The Group has endured a difficult period since the implementation of sanctions against the oil industry in Syria and this year recorded a loss of $27.0 million and a cash outflow from operations of $14.6 million. During 2012 we have focused on reducing the rate of cash burn and we will continue to keep a tight grip of overheads to ensure that the maximum benefit is derived from the Group’s cash resources through exposure to exploration.
We anticipate that the Group’s performance will improve during 2013 and with the cash on hand at 31 December 2012 our future exploration obligations for 2013 and beyond are fully funded. We do not preclude the option of raising further capital, either through equity or debt, in the near future should the need and opportunity arise.
Outlook 2013 and Beyond
The entry into Morocco and Colombia and operatorship onshore Tunisia will result in a busy year ahead, with emphasis on acquiring seismic and gravity data in addition to the drilling of at least five exploration wells in the Rharb Centre Permit. 2014 will also be an active year as we aim to drill up to seven exploration wells in our Moroccan and Tunisian permits.

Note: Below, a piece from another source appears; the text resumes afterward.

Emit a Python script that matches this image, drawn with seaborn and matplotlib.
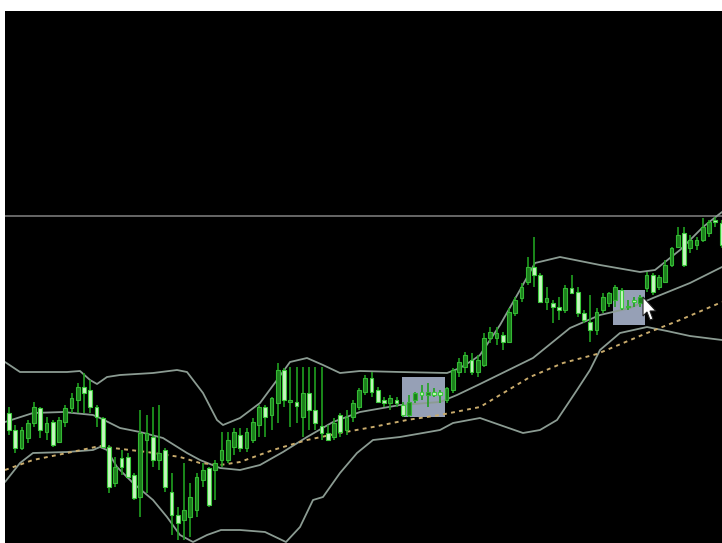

The move into Morocco and Colombia is an exciting development for the Group as we re-establish ourselves as an active operator with exploration acreage we believe has the potential to mirror elements of the technical success that we achieved in Syria. The Group has no debt and is well funded with cash resources of $91 million at 31 December 2012. We are now well positioned to use our existing resources to deliver real growth and significant value for shareholders.